In "Beauty," "Language," and "Discipline," Emerson examines Reason's revelation to man of the larger picture behind the multiplicity of details in the material world. In "Beauty," he describes the stimulation of the human intellect by natural beauty. He offers artistic creativity as the extreme love of and response to natural beauty. Art is developed in the essay as an insightful synthesis of parts into a whole, as are such other expressions of human creativity as poetry and architecture. The intuitively inspired formation of this sense of wholeness is similar to the comprehension of universal law, the ultimate goal advocated in Nature. In "Language," he describes the symbolism of original language as based on natural fact, and the integral relationship between language, nature, and spirit.

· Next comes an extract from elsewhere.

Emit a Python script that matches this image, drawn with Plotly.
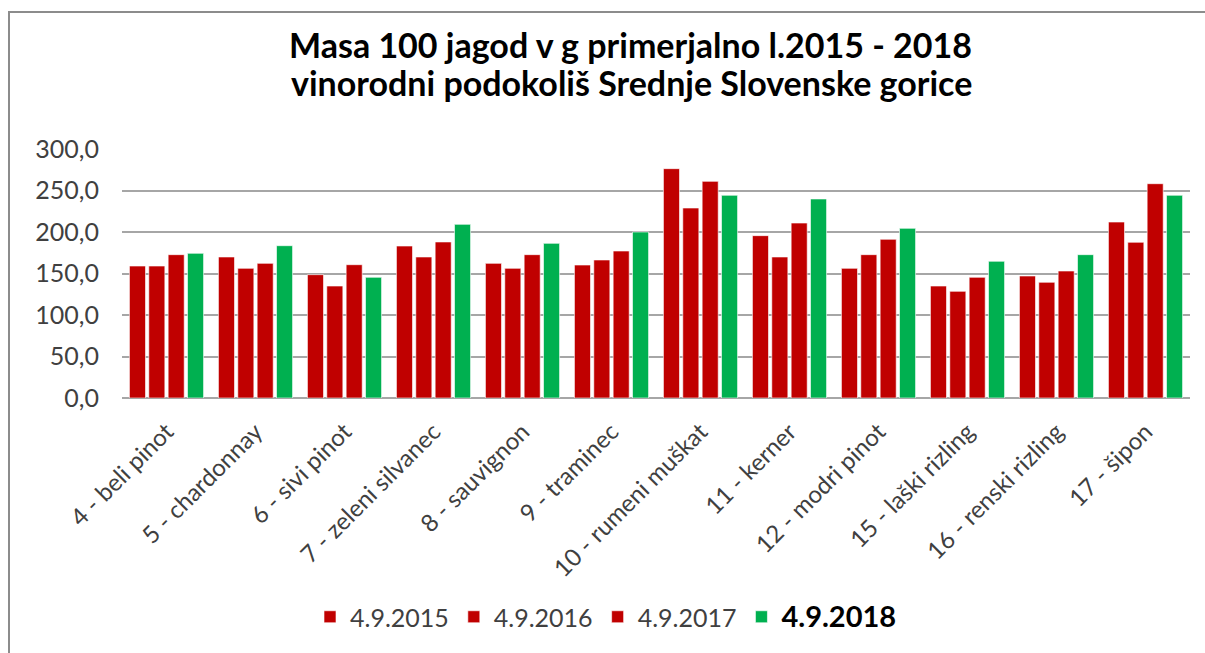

He identifies Reason as the faculty that provides apprehension of spirit through natural symbols, and connects spirit with the universal soul itself:
Man is conscious of a universal soul within or behind his individual life. . . . This universal soul, he calls Reason: it is not mine or thine or his, but we are its; we are its property and men. And the blue sky in which the private earth is buried, the sky with its eternal calm, and full of everlasting orbs, is the type of Reason. That which, intellectually considered, we call Reason, considered in relation to nature, we call Spirit. Spirit is the Creator. Spirit hath life in itself. And man in all ages and countries, embodies it in his language. . . .
Reason, which imparts both vision into the absolute and also creative force as well, is thus presented more as God's reaching out into man than as an active capacity solely within man.